I risultati di un’altra ricerca su 381 famiglie con figli adolescenti (padre, madre e figlio), residenti nel Nord Italia, hanno evidenziato come condividere valori simili faccia bene alle relazioni familiari. La condivisione, sia tra i partner che con i figli, si accompagna a una maggiore soddisfazione relazionale e a una più forte percezione di autoefficacia da parte dei genitori. In particolare, è l’essere simili rispetto all’importanza assegnata ai valori del conservatorismo (tra cui il rispetto per la tradizione culturale e la fede) a supportare maggiormente la qualità delle relazioni in famiglia (Robitschek et al., inviato per la pubblicazione).

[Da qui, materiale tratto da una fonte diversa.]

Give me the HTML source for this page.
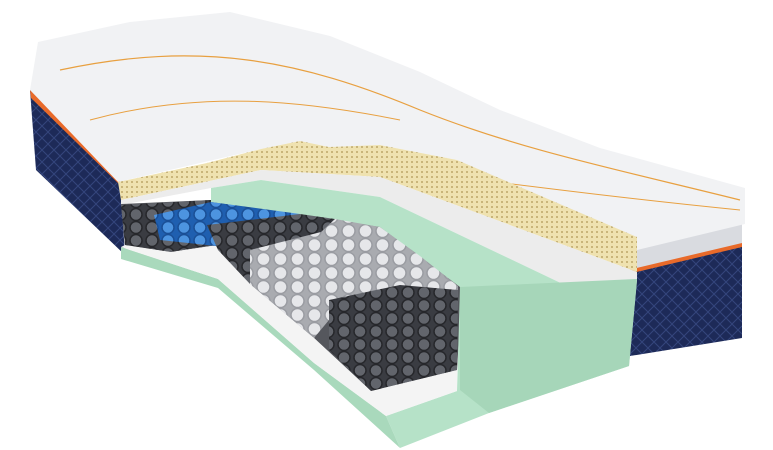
<!DOCTYPE html>
<html><head><meta charset="utf-8"><style>html,body{margin:0;padding:0;background:#fff}svg{display:block}</style></head>
<body>
<svg width="773" height="450" viewBox="0 0 773 450" xmlns="http://www.w3.org/2000/svg">
<defs>
<pattern id="pd" width="16" height="13" patternUnits="userSpaceOnUse"><rect width="16" height="13" fill="#3a3c42"/><circle cx="8" cy="6.5" r="6" fill="#62656c" stroke="#26272b" stroke-width="1.5"/></pattern>
<pattern id="pb" width="16" height="13" patternUnits="userSpaceOnUse"><rect width="16" height="13" fill="#1f5fb0"/><circle cx="8" cy="6.5" r="6" fill="#4d94e0" stroke="#1a4f96" stroke-width="1.5"/></pattern>
<pattern id="pw" width="17" height="14" patternUnits="userSpaceOnUse"><rect width="17" height="14" fill="#a9abb0"/><circle cx="8.5" cy="7" r="6.5" fill="#e6e7ea" stroke="#9a9ca2" stroke-width="1.5"/></pattern>
<pattern id="pl" width="5" height="5" patternUnits="userSpaceOnUse"><rect width="5" height="5" fill="#efe2b0"/><rect x="1" y="1" width="2" height="2" fill="#c9b57a"/></pattern>
<pattern id="pn" width="12" height="12" patternUnits="userSpaceOnUse"><rect width="12" height="12" fill="#1d2a58"/><path d="M0 0L12 12M12 0L0 12" stroke="#34457c" stroke-width="1"/></pattern>
</defs>
<polygon points="30,90 120,178 125,255 36,170" fill="url(#pn)"/>
<polygon points="30,90 120,178 121,186 31,98" fill="#e86a2a"/>
<polygon points="628,262 742,232 742,338 630,356" fill="url(#pn)"/>
<polygon points="628,248 742,222 742,245 628,272" fill="#d9dbe0"/>
<polygon points="628,270 742,243 742,247 628,274" fill="#e86a2a"/>
<polygon points="38,42 130,22 230,12 330,36 420,72 500,110 600,148 745,188 745,224 637,250 457,160 380,145 329,147 300,141 261,149 118,182 30,90" fill="#f1f2f4"/>
<path d="M60,70 C200,40 300,60 420,110 C520,150 620,170 740,200" stroke="#e8a040" stroke-width="1.2" fill="none"/>
<path d="M90,120 C200,90 300,100 400,120" stroke="#e8a040" stroke-width="1" fill="none"/>
<path d="M480,180 C560,190 640,200 740,210" stroke="#e8a040" stroke-width="1" fill="none"/>
<polygon points="118,182 207,163 261,149 300,141 329,147 380,145 457,160 637,237 637,272 380,177 261,170 121,200" fill="url(#pl)"/>
<polygon points="121,200 261,170 380,177 637,272 637,281 567,286 380,197 261,180 211,188 121,205" fill="#ececec"/>
<!-- springs cavity backing -->
<polygon points="121,204 211,200 380,225 462,288 457,370 371,391 314,338 250,284 218,245 171,252 125,245" fill="#55575d"/>
<polygon points="211,188 261,180 380,197 567,286 637,281 629,366 489,413 400,448 386,416 457,391 460,287 380,227 211,202" fill="#b6e2c8"/>
<polygon points="460,287 637,279 629,366 489,413 460,390" fill="#a6d6b9"/>
<polygon points="121,247 218,279 314,363 386,416 400,448 314,370 218,288 121,259" fill="#a9d9bc"/>
<polygon points="125,245 171,252 218,245 250,284 314,338 371,391 457,370 457,391 386,416 314,363 218,279 121,247" fill="#f4f4f4"/>
<polygon points="121,205 211,200 211,245 171,252 125,245" fill="url(#pd)"/>
<polygon points="154,215 211,202 300,214 293,249 250,250 207,245 160,240" fill="url(#pb)"/>
<polygon points="207,225 300,214 335,219 321,284 250,284 218,250" fill="url(#pd)"/>
<polygon points="250,250 321,232 335,219 380,227 420,256 458,286 457,334 329,320 314,338 250,284" fill="url(#pw)"/>
<polygon points="329,300 400,285 458,290 457,370 371,391 329,350" fill="url(#pd)"/>
</svg>
</body></html>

Inoltre sono stati oggetto di studio la trasmissione tra insegnanti e adolescenti - trasmissione obliqua - (si veda, ad esempio, Barni et al., 2014) e l’analisi dei valori come fattori di promozione del benessere e protezione rispetto ai comportamenti a rischio degli adolescenti, sia in famiglia che nel contesto sportivo (Danioni, Barni, 2017; Danioni, Barni, Rosnati, 2017). Un approfondimento da cui è risultato evidente come nelle famiglie separate/divorziate (in cui i compiti evolutivi dei figli sono generalmente più impegnativi di quelli dei coetanei che vivono in famiglie intatte) i valori siano ancor di più una risorsa per la persona e i suoi legami (Rosnati, Barni, Uglia 2014).